To cluster the data in the worksheet ‘Table Analysis Tools Sample’, simply
- Click the ‘Detect Categories’ button
- Chose (check) the columns that we wish to include in the similarity calculations (Figure 9)
- Specify the number of categories (or leave as <auto-detect>) (Figure 9)
Figure 9 – Category Detection
There are two outputs that are generated by the operation. Firstly, the original data has been appended with an additional ‘Category’ column. This identifies the category (or cluster) that each row was assigned. Figure 9 (above) shows that this is an optional output from the operation. Un-checking the ‘Append a Category column…’ will not produce this output, however, it is suggested that you leave it checked so that you can partition you data at a later date.
The second output is the insertion of a new sheet ‘Categories Report’ which summarises the categories formed and includes a chart for visualization. This is shown below in Figure 10 and Figure 11. We can easily see, how many rows have been assigned to each category (Figure 10, rows 5-11) and what attributes were important in determining that categories constitution (Figure 10 rows 16 to 28). Note that the ‘Category Characteristics’ table is filtered for ‘Category 1’ and can be applied to any category (or all of them).
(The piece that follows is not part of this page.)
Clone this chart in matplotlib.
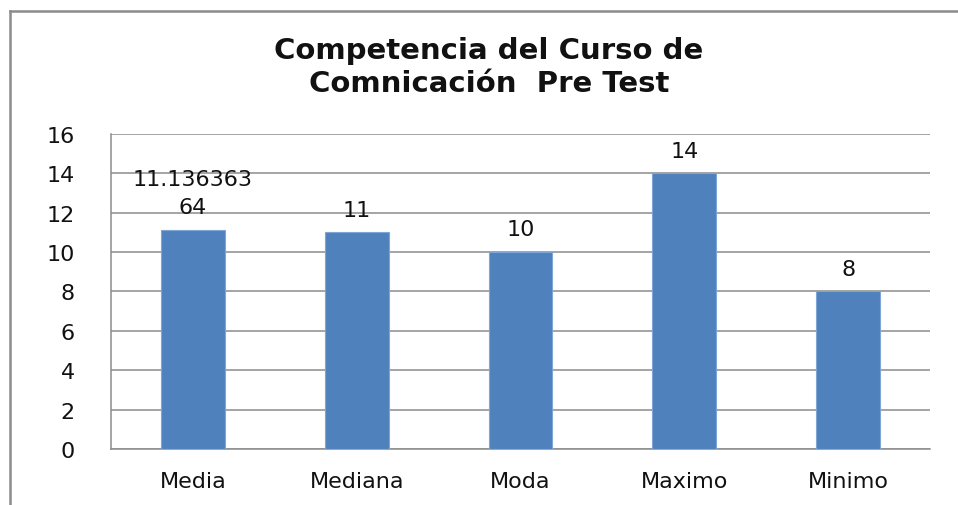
import matplotlib.pyplot as plt
from matplotlib.lines import Line2D
import textwrap

categorias = ['Media', 'Mediana', 'Moda', 'Maximo', 'Minimo']
valores = [11.13636364, 11, 10, 14, 8]
yticks = [0, 2, 4, 6, 8, 10, 12, 14, 16]
titulo = 'Competencia del Curso de\nComnicación  Pre Test'

plt.rcParams['font.family'] = ['DejaVu Sans']

fig = plt.figure(figsize=(9.58, 5.06), dpi=100)
ax = fig.add_axes([0.1159, 0.1107, 0.8549, 0.6225])

x = range(len(categorias))
ax.bar(x, valores, width=0.39, color='#4F81BD', edgecolor='#7FA6D6', linewidth=0.8, zorder=3)

ax.set_ylim(0, 16)
ax.set_xlim(-0.5, len(categorias) - 0.5)
ax.set_yticks(yticks)
ax.set_xticks(list(x))
ax.set_xticklabels(categorias)
ax.tick_params(axis='y', length=0, pad=26, labelsize=16, colors='#111111')
ax.tick_params(axis='x', length=0, pad=16, labelsize=16, colors='#111111')
ax.yaxis.grid(True, color='#8C8C8C', linewidth=1.1, zorder=0)

for s in ['top', 'right']:
    ax.spines[s].set_visible(False)
for s in ['left', 'bottom']:
    ax.spines[s].set_color('#8C8C8C')
    ax.spines[s].set_linewidth(1.1)

# etiquetas de datos (Excel corta el texto largo en dos lineas)
for xi, v in zip(x, valores):
    txt = '\n'.join(textwrap.wrap(f'{v:g}' if v == int(v) else str(v), 9))
    ax.annotate(txt, (xi, v), xytext=(0, 12), textcoords='offset points',
                ha='center', va='baseline', fontsize=16, color='#111111',
                linespacing=1.5)

fig.text(0.5105, 0.8666, titulo, ha='center', va='center', fontsize=21,
         fontweight='bold', linespacing=1.2, color='#111111')

# marco exterior del grafico
fig.add_artist(Line2D([10 / 958, 1], [1 - 12 / 506] * 2, color='#8C8C8C', linewidth=1.8))
fig.add_artist(Line2D([10 / 958] * 2, [0, 1 - 12 / 506], color='#8C8C8C', linewidth=1.8))

plt.savefig('out.png', dpi=100)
Figure 10 – Category Summary Output
Figure 11 – Category Visualisation
The chart added as output (Figure 11) defaults to a first alphabetical category (or column name) in the list of fields chosen. While this can show relative proportions of the attribute chosen (eg Age), it is often more convenient to change the chart to a stacked chart (rather than 100% stacked) so that you can easily see the number of people in each attribute. Additional columns can easily be added to the x Axis through chart tools.